My favorite discovery about Edan happened in Australia, during the Hillsong Conference. Edan joined the kids’ events so he was away from us for most of the conference days. I wondered how he would cope since he was alone and outside of his comfort zone. Well, he did just fine. He made new friends and he enjoyed the services, games, and activities.
I asked him, “What did you learn during Kidsong?”
He was quiet at first (typical Edan) as he processed what he was about to say, and then he replied, “I realized I shouldn’t be ashamed to praise God…like raising my hands when I sing to him and singing with all my heart. I shouldn’t worry about what people think because I should be focused on worshiping God.”
Of coursed I teared as he told me this. Anytime my kids talk about their spiritual lives, I get emotional. It’s the most important aspect of who they are, and I feel so happy every time they trust me enough to tell me about their triumphs and struggles in the faith.
A few weeks after our trip, Edan also told me that he encountered Jesus in a special way during one of our Sunday services. He began by stammering, “I don’t know how to explain it, mom. Something happened. I was sitting in church and I felt God’s presence. I gave my life to Him again. It’s like I really understood what it meant to be a sinner, and that Jesus died on the cross for me, to save me.”
I was so excited, I grabbed him and pulled him close holding him in my arms as we both cried tears of joy. I said several times, “I am so happy, Edan!”
My greatest joy as a mother is knowing that my children love God and want to please God. Someday they will be on their own to make choices without Edric and I around. My prayer is that they will find God and discover how much He loves them, that they will give their lives to Him not because we ask them to, but because they wholeheartedly desire to.
The comforting news is this: God is the one who finds our kids. He seeks them out one by one and reveals Himself to them. As parents, we need to do our part to condition our children’s hearts to be receptive to God when this encounter happens. This involves modeling a love for the Lord, being intentional about discipling them, and providing an environment that encourages them to seek after Him. However, it gives me peace knowing that God loves them more than I ever will. He is more concerned about their relationship with Him that I will ever be.
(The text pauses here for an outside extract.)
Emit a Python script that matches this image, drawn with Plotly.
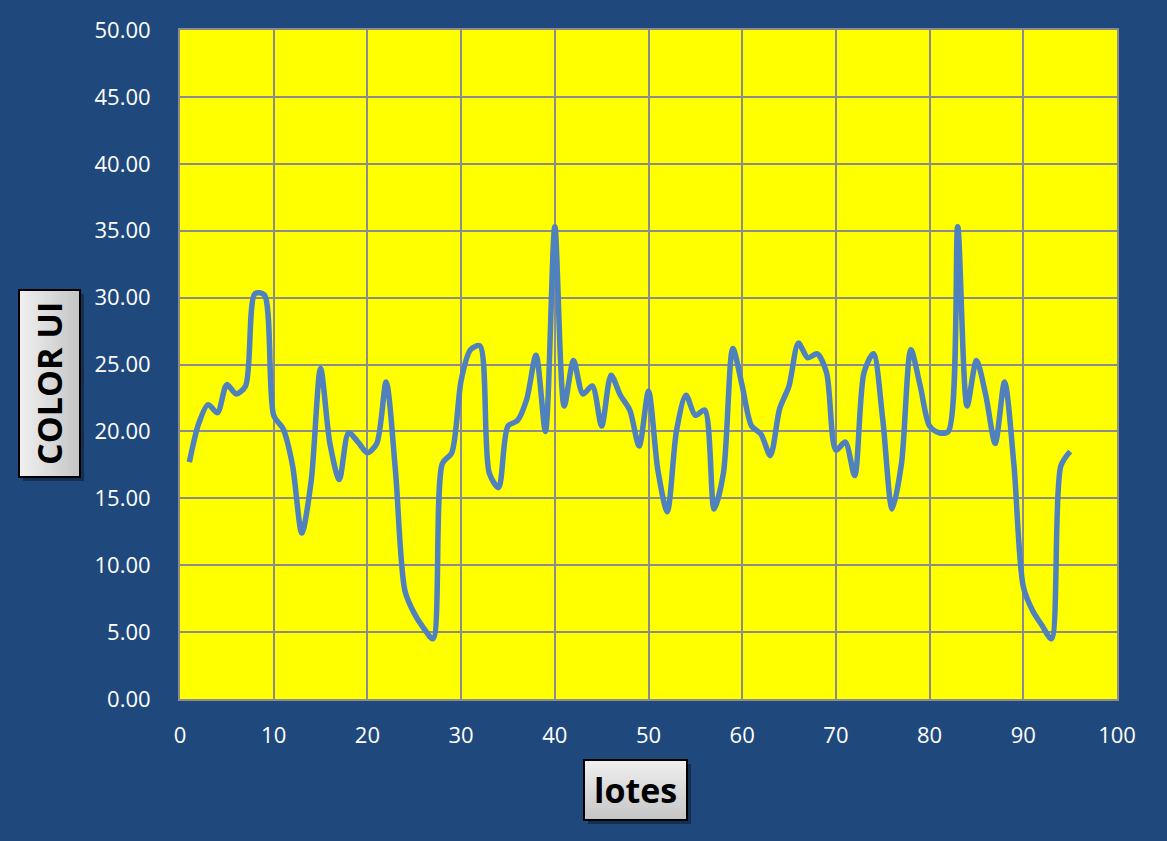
import plotly.graph_objects as go

# Lot numbers and measured colour (UI) per lot
lotes = list(range(1, 96))
color_ui = [
    17.7, 20.6, 22.0, 21.4, 23.5, 22.8, 23.4, 30.3, 30.2, 21.2,
    20.2, 17.5, 12.4, 16.3, 24.7, 19.1, 16.4, 19.9, 19.2, 18.4,
    19.1, 23.7, 17.0, 8.1, 6.4, 5.3, 4.5, 17.6, 18.4, 23.8,
    26.1, 26.4, 16.9, 15.8, 20.4, 20.8, 22.4, 25.7, 20.0, 35.3,
    21.9, 25.3, 22.8, 23.4, 20.4, 24.2, 22.7, 21.6, 18.9, 23.0,
    17.1, 14.0, 20.1, 22.7, 21.2, 21.6, 14.2, 16.9, 26.2, 23.4,
    20.4, 19.8, 18.2, 21.7, 23.4, 26.6, 25.5, 25.8, 24.4, 18.6,
    19.2, 16.7, 24.4, 25.8, 20.9, 14.2, 17.6, 26.1, 23.4, 20.4,
    19.9, 20.0, 35.3, 21.9, 25.3, 22.7, 19.1, 23.7, 17.5, 8.4,
    6.6, 5.5, 4.5, 17.4, 18.5,
]

x_title = "lotes"
y_title = "COLOR UI"

BG = "#1F497D"
PLOT_BG = "#FFFF00"
GRID = "#8C8C8C"
LINE = "#4F81BD"
FONT = "Open Sans"

fig = go.Figure(
    go.Scatter(
        x=lotes,
        y=color_ui,
        mode="lines",
        line=dict(color=LINE, width=5.5, shape="spline", smoothing=0.8),
        hoverinfo="x+y",
    )
)

axis_common = dict(
    showgrid=True,
    gridcolor=GRID,
    gridwidth=2,
    showline=True,
    linecolor=GRID,
    linewidth=2,
    mirror=True,
    zeroline=False,
    ticks="",
    tickfont=dict(family=FONT, size=22, color="white"),
)

fig.update_xaxes(range=[0, 100], dtick=10, tick0=0, ticklabelstandoff=16, **axis_common)
fig.update_yaxes(range=[0, 50], dtick=5, tick0=0, tickformat=".2f", ticklabelstandoff=23, **axis_common)

W, H = 1167, 841
ml, mr, mt, mb = 180, 50, 30, 142
pw, ph = W - ml - mr, H - mt - mb


def px_to_paper(px, py):
    return (px - ml) / pw, (H - mb - py) / ph


def rect(a, b, c, d, **kw):
    x0, y0 = px_to_paper(a, d)
    x1, y1 = px_to_paper(c, b)
    return dict(type="rect", xref="paper", yref="paper", layer="above",
                x0=x0, y0=y0, x1=x1, y1=y1, **kw)


def shadow_box(a, b, c, d, off=4):
    return rect(a + off, b + off, c + off, d + off, line=dict(width=0),
                fillcolor="rgba(0,0,0,0.35)")


# light-to-grey gradient fill: overlapping rectangles, each one starting a
# little further along and slightly darker, so no seams appear between bands
def gradient_box(a, b, c, d, along_x):
    out = []
    n = 24
    for i in range(n):
        g = int(240 - 42 * i / (n - 1))
        col = f"rgb({g},{g},{g})"
        if along_x:
            s = a + (c - a) * i / n
            out.append(rect(s, b, c, d, line=dict(width=0), fillcolor=col))
        else:
            s = b + (d - b) * i / n
            out.append(rect(a, s, c, d, line=dict(width=0), fillcolor=col))
    out.append(rect(a, b, c, d, line=dict(color="black", width=2),
                    fillcolor="rgba(0,0,0,0)"))
    return out


ybox = (19, 290, 80, 477)
xbox = (584, 760, 687, 820)

shapes = [shadow_box(*ybox), shadow_box(*xbox)]
shapes += gradient_box(*ybox, True)
shapes += gradient_box(*xbox, False)

yx, yy = px_to_paper((ybox[0] + ybox[2]) / 2, (ybox[1] + ybox[3]) / 2)
xx, xy = px_to_paper((xbox[0] + xbox[2]) / 2, (xbox[1] + xbox[3]) / 2)

annotations = [
    dict(text=f"<b>{y_title}</b>", xref="paper", yref="paper", x=yx, y=yy,
         showarrow=False, textangle=-90, xanchor="center", yanchor="middle",
         font=dict(family=FONT, size=34, color="black")),
    dict(text=f"<b>{x_title}</b>", xref="paper", yref="paper", x=xx, y=xy,
         showarrow=False, xanchor="center", yanchor="middle",
         font=dict(family=FONT, size=34, color="black")),
]

fig.update_layout(
    width=W,
    height=H,
    margin=dict(l=ml, r=mr, t=mt, b=mb),
    paper_bgcolor=BG,
    plot_bgcolor=PLOT_BG,
    showlegend=False,
    shapes=shapes,
    annotations=annotations,
)

fig.write_html("out.html")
Therefore, I need to relax as His divine work takes place in their hearts. I can’t control my kids decisions when it comes to choosing to give their lives to Him, but God is in control. He is faithful. He is present. He is moving. He is speaking to our children.
Let’s pray that they will hear Him. Let’s pray they will see Him. Let’s pray that they will choose Him!
“I have no greater joy than this, to hear of my children walking in the truth.” 3 John 1:4
So blessed upon reading this! There was a sense of peace since I do have that feelings also that what if my children will not follow the Lord, what if they choose to do their own way, etc. But, praise God, it is He who works in the hearts of our children. We are merely stewards. I hope my husband and I may be found faithful stewards to them.
Thank God for your life Ms. Joy. God uses your life, your blog and your family to teach us spiritual truths and insights especially in parenting, relationships and life in general. God bless you and your family!
And if I may apply this to my self-centered self… God finds me. God finds us in our own peculiar worlds. Sometimes, we feel alone, unnoticed, a tiny speck in a vast universe. It is the knowledge that our worth is based not on what we have, not on who we are, but in our identity in Christ. God found me, finds me and meets me in my aloneness. And when this sinks in so deeply, I remember once again, that being found by Him, being under His watchful eye is what matters most. Thank you for this post!
As much as i pray for my children, ages 26 and 20, i have to pray for myself too. I worry too much for my kids. It’s really my daily fear that they will not have a personal encounter with God. Thank you for the post, it’s for parents like me and i pray that I can be blessed with wisdom on parenting. Many times my fear increases when i see parents who are good in bringing their kids closer to God.